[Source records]

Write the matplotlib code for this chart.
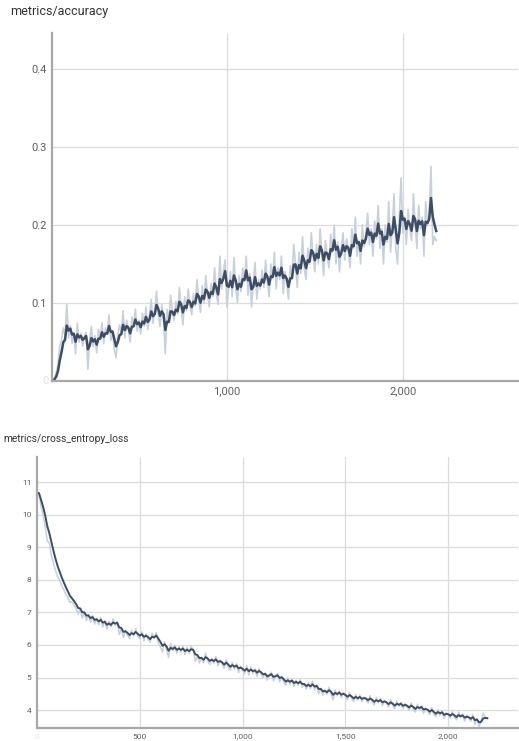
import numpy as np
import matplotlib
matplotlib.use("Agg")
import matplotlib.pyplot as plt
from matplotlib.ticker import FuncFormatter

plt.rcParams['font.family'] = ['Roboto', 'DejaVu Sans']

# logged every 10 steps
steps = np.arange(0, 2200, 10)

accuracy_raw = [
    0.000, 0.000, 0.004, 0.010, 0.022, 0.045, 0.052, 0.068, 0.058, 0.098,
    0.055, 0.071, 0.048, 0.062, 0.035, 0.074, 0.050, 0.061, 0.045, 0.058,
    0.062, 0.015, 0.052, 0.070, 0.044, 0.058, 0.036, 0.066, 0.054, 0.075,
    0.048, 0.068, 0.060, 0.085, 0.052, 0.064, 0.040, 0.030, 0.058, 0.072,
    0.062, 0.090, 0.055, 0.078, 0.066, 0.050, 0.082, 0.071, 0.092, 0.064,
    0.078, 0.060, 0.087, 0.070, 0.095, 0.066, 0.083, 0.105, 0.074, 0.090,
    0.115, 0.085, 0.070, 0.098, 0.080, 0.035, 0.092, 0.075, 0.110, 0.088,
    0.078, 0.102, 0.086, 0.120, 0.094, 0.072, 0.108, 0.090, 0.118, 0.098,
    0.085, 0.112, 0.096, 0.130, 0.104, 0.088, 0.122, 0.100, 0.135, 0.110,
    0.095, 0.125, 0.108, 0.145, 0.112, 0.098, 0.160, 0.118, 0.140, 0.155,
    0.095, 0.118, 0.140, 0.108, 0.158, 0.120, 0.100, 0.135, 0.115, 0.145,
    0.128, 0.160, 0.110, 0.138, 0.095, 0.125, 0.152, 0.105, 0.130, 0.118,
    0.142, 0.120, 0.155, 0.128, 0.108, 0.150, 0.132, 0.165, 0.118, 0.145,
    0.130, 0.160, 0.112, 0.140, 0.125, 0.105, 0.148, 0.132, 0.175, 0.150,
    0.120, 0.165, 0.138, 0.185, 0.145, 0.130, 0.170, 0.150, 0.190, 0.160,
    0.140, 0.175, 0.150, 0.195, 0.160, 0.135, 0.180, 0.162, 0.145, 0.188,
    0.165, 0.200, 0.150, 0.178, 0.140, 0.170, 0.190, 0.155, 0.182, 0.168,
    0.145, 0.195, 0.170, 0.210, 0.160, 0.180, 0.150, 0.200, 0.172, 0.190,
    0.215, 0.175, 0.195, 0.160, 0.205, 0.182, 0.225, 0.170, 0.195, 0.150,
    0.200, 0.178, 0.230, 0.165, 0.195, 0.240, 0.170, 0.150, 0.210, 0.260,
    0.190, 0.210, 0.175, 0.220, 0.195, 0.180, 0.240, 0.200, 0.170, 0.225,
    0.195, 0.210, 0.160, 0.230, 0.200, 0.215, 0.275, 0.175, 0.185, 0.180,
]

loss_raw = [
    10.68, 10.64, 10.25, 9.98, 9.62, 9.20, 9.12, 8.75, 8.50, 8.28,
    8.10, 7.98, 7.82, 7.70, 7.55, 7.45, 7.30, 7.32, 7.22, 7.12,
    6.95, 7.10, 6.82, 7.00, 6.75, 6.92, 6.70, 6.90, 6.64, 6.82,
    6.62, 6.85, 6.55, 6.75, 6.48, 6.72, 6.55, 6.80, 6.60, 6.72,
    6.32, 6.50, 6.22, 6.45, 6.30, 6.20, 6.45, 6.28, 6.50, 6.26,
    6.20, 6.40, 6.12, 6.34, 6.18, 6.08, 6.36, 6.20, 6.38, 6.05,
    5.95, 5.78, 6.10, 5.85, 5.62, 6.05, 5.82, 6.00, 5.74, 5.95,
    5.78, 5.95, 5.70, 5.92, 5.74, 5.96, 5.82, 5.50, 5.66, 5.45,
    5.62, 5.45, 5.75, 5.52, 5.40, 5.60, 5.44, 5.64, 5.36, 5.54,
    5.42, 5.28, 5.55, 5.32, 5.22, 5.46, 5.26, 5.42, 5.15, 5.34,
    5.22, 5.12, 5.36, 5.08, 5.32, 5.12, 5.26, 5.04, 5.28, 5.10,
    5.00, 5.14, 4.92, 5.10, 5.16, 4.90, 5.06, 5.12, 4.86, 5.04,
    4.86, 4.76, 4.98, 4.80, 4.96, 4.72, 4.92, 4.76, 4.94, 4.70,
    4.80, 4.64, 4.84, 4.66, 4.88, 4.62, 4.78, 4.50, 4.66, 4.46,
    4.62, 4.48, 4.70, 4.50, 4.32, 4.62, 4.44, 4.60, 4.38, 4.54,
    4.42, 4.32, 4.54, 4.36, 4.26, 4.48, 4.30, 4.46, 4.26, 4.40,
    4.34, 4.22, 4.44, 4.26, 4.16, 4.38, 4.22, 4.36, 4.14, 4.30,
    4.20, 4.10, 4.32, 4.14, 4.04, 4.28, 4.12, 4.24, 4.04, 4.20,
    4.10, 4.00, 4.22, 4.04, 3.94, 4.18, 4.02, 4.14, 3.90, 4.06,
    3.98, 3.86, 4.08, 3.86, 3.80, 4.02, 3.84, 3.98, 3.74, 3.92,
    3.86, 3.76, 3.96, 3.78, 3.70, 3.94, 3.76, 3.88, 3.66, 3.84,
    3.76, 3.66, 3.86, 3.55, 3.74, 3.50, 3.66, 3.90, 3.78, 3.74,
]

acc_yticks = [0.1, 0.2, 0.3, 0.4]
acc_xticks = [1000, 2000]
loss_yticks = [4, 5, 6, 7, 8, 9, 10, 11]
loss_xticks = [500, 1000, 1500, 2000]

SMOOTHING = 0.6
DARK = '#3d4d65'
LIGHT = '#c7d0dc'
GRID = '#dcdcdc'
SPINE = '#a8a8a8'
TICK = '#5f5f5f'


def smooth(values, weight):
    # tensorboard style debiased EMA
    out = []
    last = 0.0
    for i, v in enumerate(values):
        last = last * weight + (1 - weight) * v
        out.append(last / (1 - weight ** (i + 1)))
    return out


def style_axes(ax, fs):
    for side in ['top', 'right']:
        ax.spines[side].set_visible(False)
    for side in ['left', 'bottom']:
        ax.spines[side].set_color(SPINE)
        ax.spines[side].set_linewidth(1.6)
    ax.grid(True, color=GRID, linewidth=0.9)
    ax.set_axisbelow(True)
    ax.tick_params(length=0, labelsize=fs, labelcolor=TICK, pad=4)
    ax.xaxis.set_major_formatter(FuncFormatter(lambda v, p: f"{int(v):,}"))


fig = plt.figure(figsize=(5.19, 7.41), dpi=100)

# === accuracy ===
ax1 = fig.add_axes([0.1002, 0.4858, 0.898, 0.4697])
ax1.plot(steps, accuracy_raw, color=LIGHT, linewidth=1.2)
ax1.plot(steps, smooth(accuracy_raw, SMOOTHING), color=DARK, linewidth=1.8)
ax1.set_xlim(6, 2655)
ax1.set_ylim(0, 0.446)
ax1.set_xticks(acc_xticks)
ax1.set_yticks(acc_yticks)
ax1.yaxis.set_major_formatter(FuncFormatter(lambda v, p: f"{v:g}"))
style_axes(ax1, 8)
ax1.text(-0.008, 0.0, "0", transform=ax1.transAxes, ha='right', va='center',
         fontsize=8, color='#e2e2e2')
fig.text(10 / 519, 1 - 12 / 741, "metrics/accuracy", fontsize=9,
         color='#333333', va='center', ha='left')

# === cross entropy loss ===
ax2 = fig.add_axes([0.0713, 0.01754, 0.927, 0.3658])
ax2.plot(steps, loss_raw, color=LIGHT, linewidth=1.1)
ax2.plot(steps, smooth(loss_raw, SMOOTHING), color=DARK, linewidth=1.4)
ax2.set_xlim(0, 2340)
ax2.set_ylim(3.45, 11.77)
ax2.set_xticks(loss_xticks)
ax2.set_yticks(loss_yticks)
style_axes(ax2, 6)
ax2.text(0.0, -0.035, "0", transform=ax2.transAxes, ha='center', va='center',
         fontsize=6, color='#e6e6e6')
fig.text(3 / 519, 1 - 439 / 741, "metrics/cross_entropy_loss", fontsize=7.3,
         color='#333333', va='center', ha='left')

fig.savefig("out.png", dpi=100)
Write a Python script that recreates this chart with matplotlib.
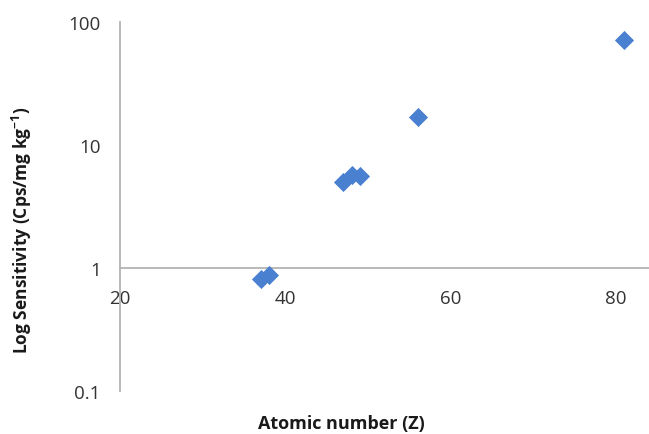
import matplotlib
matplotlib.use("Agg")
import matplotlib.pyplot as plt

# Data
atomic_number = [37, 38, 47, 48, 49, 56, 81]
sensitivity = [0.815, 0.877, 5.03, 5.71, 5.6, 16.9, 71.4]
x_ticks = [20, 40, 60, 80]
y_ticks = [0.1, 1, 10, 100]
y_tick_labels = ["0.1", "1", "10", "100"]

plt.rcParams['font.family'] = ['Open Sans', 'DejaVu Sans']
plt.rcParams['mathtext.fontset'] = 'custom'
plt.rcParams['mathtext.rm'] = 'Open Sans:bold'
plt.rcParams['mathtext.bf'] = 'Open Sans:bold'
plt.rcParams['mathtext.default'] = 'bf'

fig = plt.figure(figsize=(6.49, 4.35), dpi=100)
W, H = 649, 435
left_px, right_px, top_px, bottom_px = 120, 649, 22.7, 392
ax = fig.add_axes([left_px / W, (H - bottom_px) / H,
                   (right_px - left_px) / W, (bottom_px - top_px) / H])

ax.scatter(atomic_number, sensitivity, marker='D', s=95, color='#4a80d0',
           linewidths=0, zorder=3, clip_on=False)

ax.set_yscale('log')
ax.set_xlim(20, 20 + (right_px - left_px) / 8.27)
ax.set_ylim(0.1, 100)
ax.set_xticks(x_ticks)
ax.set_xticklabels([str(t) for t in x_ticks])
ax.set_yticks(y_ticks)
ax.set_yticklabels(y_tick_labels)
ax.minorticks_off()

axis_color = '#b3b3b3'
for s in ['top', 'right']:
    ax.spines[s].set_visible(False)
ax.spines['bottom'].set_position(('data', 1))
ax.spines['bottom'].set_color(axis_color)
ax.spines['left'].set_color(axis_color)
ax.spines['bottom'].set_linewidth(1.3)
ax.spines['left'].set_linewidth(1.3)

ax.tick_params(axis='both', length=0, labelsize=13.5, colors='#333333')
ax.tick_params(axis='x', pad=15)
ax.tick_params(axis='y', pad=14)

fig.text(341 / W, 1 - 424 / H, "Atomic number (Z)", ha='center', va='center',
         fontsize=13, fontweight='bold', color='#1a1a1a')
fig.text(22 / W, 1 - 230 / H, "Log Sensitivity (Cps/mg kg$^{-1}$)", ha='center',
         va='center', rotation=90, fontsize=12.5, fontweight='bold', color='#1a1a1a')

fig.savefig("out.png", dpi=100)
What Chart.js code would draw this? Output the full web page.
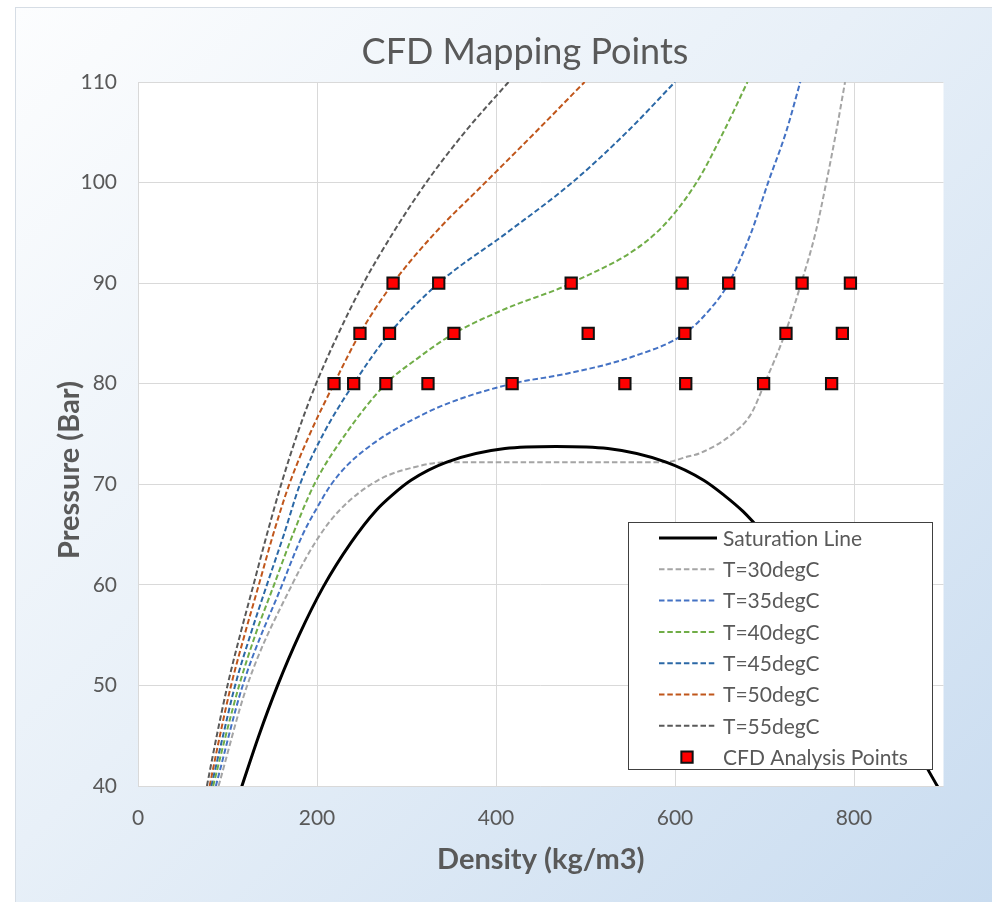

Short task:
Omit all pictures, and reproduce exactly the lines from the one holding "Write a Python" through the one holding "linewidths=0, zorder=3, clip_on=False)", both included.

Finished task:
Write a Python script that recreates this chart with matplotlib.
import matplotlib
matplotlib.use("Agg")
import matplotlib.pyplot as plt

# Data
atomic_number = [37, 38, 47, 48, 49, 56, 81]
sensitivity = [0.815, 0.877, 5.03, 5.71, 5.6, 16.9, 71.4]
x_ticks = [20, 40, 60, 80]
y_ticks = [0.1, 1, 10, 100]
y_tick_labels = ["0.1", "1", "10", "100"]

plt.rcParams['font.family'] = ['Open Sans', 'DejaVu Sans']
plt.rcParams['mathtext.fontset'] = 'custom'
plt.rcParams['mathtext.rm'] = 'Open Sans:bold'
plt.rcParams['mathtext.bf'] = 'Open Sans:bold'
plt.rcParams['mathtext.default'] = 'bf'

fig = plt.figure(figsize=(6.49, 4.35), dpi=100)
W, H = 649, 435
left_px, right_px, top_px, bottom_px = 120, 649, 22.7, 392
ax = fig.add_axes([left_px / W, (H - bottom_px) / H,
                   (right_px - left_px) / W, (bottom_px - top_px) / H])

ax.scatter(atomic_number, sensitivity, marker='D', s=95, color='#4a80d0',
           linewidths=0, zorder=3, clip_on=False)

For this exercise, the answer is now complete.